# College Students Contract COVID-19 After Defying Social Distance Orders



## Marlene (Mar 23, 2020)

If you read their cavalier attitudes, you can only assume that these kids are not learning too much of value about science.  A virus doesn't check our ID to see how old we are.

https://www.dailywire.com/news/flor...tm_content=032320-news&utm_campaign=position3


----------



## Homeschoolie (Mar 23, 2020)

Marlene said:


> If you read their cavalier attitudes, you can only assume that these kids are not learning too much of value about science.  A virus doesn't check our ID to see how old we are.
> 
> https://www.dailywire.com/news/flor...tm_content=032320-news&utm_campaign=position3



The three new cases diagnosed yesterday, very close to us, are all in their 20's. They just don't care (narcissistic/selfish) or listen to anyone.
The statistics by the CDC and local health agencies are showing a shift. The counts and percentages of diagnosed cases and deaths are no longer predominately the 60 to 100 age group. It is in many locations (mine) now the 20 to 40 group that is increasing.


----------



## terry123 (Mar 23, 2020)

Some folks have to learn the hard way while infecting the rest of us.


----------



## Gardenlover (Mar 23, 2020)

Until they start dying they won't care. I heard a kid in passing laughing say "Covid-19 is the boomer remover."
_[edit] _They can't even make their little slogan rhyme.  But they have a future as reporters.


----------



## Pecos (Mar 23, 2020)

You can talk to some folks and they listen and learn.
And some people just have to pee on the electrified fence for themselves.


----------



## Ruthanne (Mar 23, 2020)

Gardenlover said:


> Until they start dying they won't care. I heard a kid in passing laughing say "Covid-19 is the boomer remover."
> _[edit] _They can't even make their little slogan rhyme.  But they have a future as reporters.

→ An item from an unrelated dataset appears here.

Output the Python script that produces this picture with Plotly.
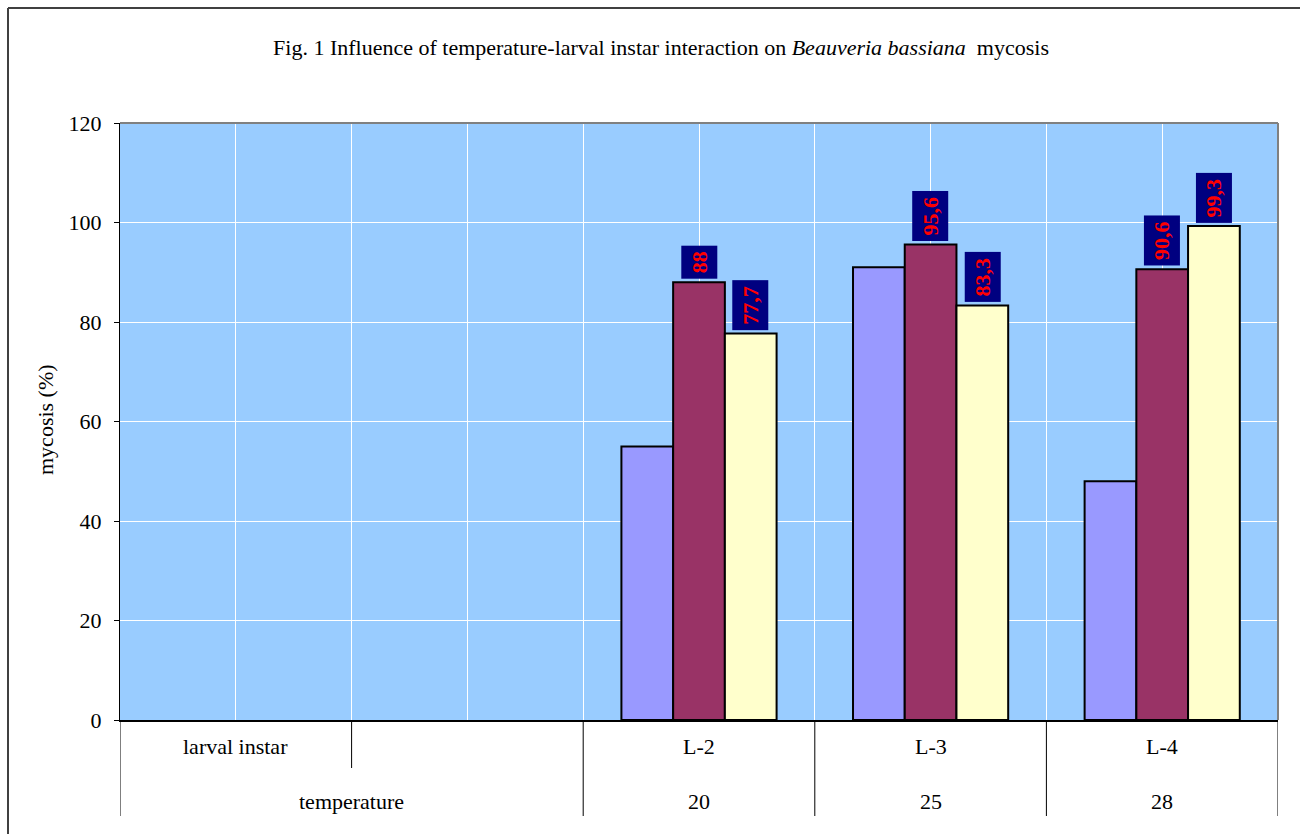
import plotly.graph_objects as go

# Category table under the axis: first two columns are header cells
header_instar = "larval instar"
header_temperature = "temperature"
instar_labels = ["L-2", "L-3", "L-4"]
temperature_labels = ["20", "25", "28"]

# Mycosis (%) for the three series in each group
series_a = [55, 91, 48]
series_b = [88, 95.6, 90.6]
series_c = [77.7, 83.3, 99.3]

series_colors = ["#9999FF", "#993366", "#FFFFCC"]
labelled = [False, True, True]

n_header = 2
n_cols = n_header + len(instar_labels)
x_idx = [n_header + i for i in range(len(instar_labels))]

BARGAP = 0.33
bar_w = (1 - BARGAP) / 3

# plot-area geometry in pixels
W, H = 1300, 834
L, R, T, B = 120, 22, 123, 114
PW = W - L - R
PH = H - T - B

SERIF = "Liberation Serif"
FS = 22

fig = go.Figure()
for k, (vals, col) in enumerate(zip([series_a, series_b, series_c], series_colors)):
    fig.add_trace(go.Bar(
        x=x_idx, y=vals, marker=dict(color=col, line=dict(color="black", width=2)),
        showlegend=False, hoverinfo="y",
    ))

annotations = []
# value labels: navy boxes, red bold text, rotated
for k, vals in enumerate([series_a, series_b, series_c]):
    if not labelled[k]:
        continue
    for xi, v in zip(x_idx, vals):
        annotations.append(dict(
            x=xi + (k - 1) * bar_w, y=v, xref="x", yref="y",
            text=f"{v:g}".replace(".", ","), showarrow=False, textangle=-90,
            xanchor="center", yanchor="bottom", yshift=3,
            bgcolor="#000080", borderpad=5,
            font=dict(family=SERIF, size=FS, color="#FF0000", weight="bold"),
        ))

# category table text
row1_y, row2_y = -26, -81
txt_font = dict(family=SERIF, size=FS, color="black")
annotations.append(dict(x=0, y=0, xref="x", yref="paper", yshift=row1_y, yanchor="middle",
                        text=header_instar, showarrow=False, font=txt_font))
annotations.append(dict(x=0.5, y=0, xref="x", yref="paper", yshift=row2_y, yanchor="middle",
                        text=header_temperature, showarrow=False, font=txt_font))
for xi, lab, tmp in zip(x_idx, instar_labels, temperature_labels):
    annotations.append(dict(x=xi, y=0, xref="x", yref="paper", yshift=row1_y, yanchor="middle",
                            text=lab, showarrow=False, font=txt_font))
    annotations.append(dict(x=xi, y=0, xref="x", yref="paper", yshift=row2_y, yanchor="middle",
                            text=tmp, showarrow=False, font=txt_font))

# y axis title
annotations.append(dict(x=(45 - L) / PW, y=(720 - 420) / PH, xref="paper", yref="paper",
                        xanchor="center", yanchor="middle", text="mycosis (%)",
                        textangle=-90, showarrow=False, font=txt_font))

shapes = []
# table separators
for xb, depth in [(-0.5, 96), (0.5, 48), (1.5, 96), (2.5, 96), (3.5, 96), (4.5, 96)]:
    shapes.append(dict(type="line", xref="x", yref="paper", ysizemode="pixel", yanchor=0,
                       x0=xb, x1=xb, y0=0, y1=-depth, line=dict(color="black", width=1)))
# plot area top/right border
shapes.append(dict(type="line", xref="paper", yref="paper", x0=0, x1=1, y0=1, y1=1,
                   line=dict(color="#808080", width=2)))
shapes.append(dict(type="line", xref="paper", yref="paper", x0=1, x1=1, y0=0, y1=1,
                   line=dict(color="#808080", width=2)))
# outer chart frame (top and left edges)
fx = (8 - L) / PW
fy = (H - B - 8) / PH
shapes.append(dict(type="line", xref="paper", yref="paper", x0=fx, x1=(W + 10 - L) / PW, y0=fy, y1=fy,
                   line=dict(color="#404040", width=2)))
shapes.append(dict(type="line", xref="paper", yref="paper", x0=fx, x1=fx, y0=fy, y1=-(B + 10) / PH,
                   line=dict(color="#404040", width=2)))

fig.update_layout(
    width=W, height=H,
    margin=dict(l=L, r=R, t=T, b=B),
    paper_bgcolor="white", plot_bgcolor="#99CCFF",
    barmode="group", bargap=BARGAP, bargroupgap=0,
    font=dict(family=SERIF, size=FS, color="black"),
    title=dict(
        text="Fig. 1 Influence of temperature-larval instar interaction on <i>Beauveria bassiana</i>  mycosis",
        x=661 / W, xanchor="center", y=1 - 47 / H, yanchor="middle",
        font=dict(family=SERIF, size=FS, color="black"),
    ),
    xaxis=dict(range=[-0.5, n_cols - 0.5], tickmode="linear", tick0=-0.5, dtick=0.5,
               showticklabels=False, ticks="", showgrid=True, gridcolor="white", gridwidth=1,
               zeroline=False, showline=True, linecolor="black", linewidth=2, fixedrange=True),
    yaxis=dict(range=[0, 120], tickmode="linear", dtick=20, ticks="outside", ticklen=5,
               tickcolor="black", showgrid=True, gridcolor="white", gridwidth=1,
               zeroline=False, showline=True, linecolor="black", linewidth=1,
               ticklabelstandoff=8,
               tickfont=dict(family=SERIF, size=FS, color="black"), fixedrange=True),
    annotations=annotations, shapes=shapes,
)

fig.write_html("out.html")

There are some who are always going to be Boomer haters, I guess.  I hope they will grow out of it but when they do they'll probably be some other kind of hater, sad.


----------



## Gardenlover (Mar 23, 2020)

Ruthanne said:


> There are some who are always going to be Boomer haters, I guess.  I hope they will grow out of it but when they do they'll probably be some other kind of hater, sad.


True, some people hate others that are different from themselves and are incapable of being happy because of this mindset. Sadly, it emanates from them like blood from a wound. I "sincerely" hope they can find peace.


----------



## Warrigal (Mar 23, 2020)




----------



## Pepper (Mar 23, 2020)

Gardenlover said:


> I heard a kid in passing laughing say "Covid-19 is the boomer remover."



That's funny.  
Stop whining.  Remember yourself at that age.  You're too young to have been a hippie but you were a teenybopper.   Hippies couldn't stand you young kids.  Brought the cops down on us.


----------



## WhatInThe (Mar 23, 2020)

I don't know what they did on break besides the beach but as soon as I started cutting down on hard drinking when I felt tired or off I cut my bed ridden illnesses down to almost nothing.

Their bodies were ripe for this crap. Between the hours, alcohol, crappy meals  and yes the contact one only knows what else they came back/down with.

So if they tested positive almost immediately upon return or after one has to wonder if they had it prior. Unless is incubates faster in younger adults. If so regular campus life could've generated these results.


----------



## gennie (Mar 23, 2020)

Pecos said:


> You can talk to some folks and they listen and learn.
> And some people just have to pee on the electrified fence for themselves.



Or off the back of a boat with an out-board motor.


----------



## Gardenlover (Mar 23, 2020)

Pepper said:


> That's funny.
> Stop whining.  Remember yourself at that age.  You're too young to have been a hippie but you were a teenybopper.   Hippies couldn't stand you young kids.  Brought the cops down on us.


What? Granted I've never been an angel - but I never brought "much" trouble down on anyone.


----------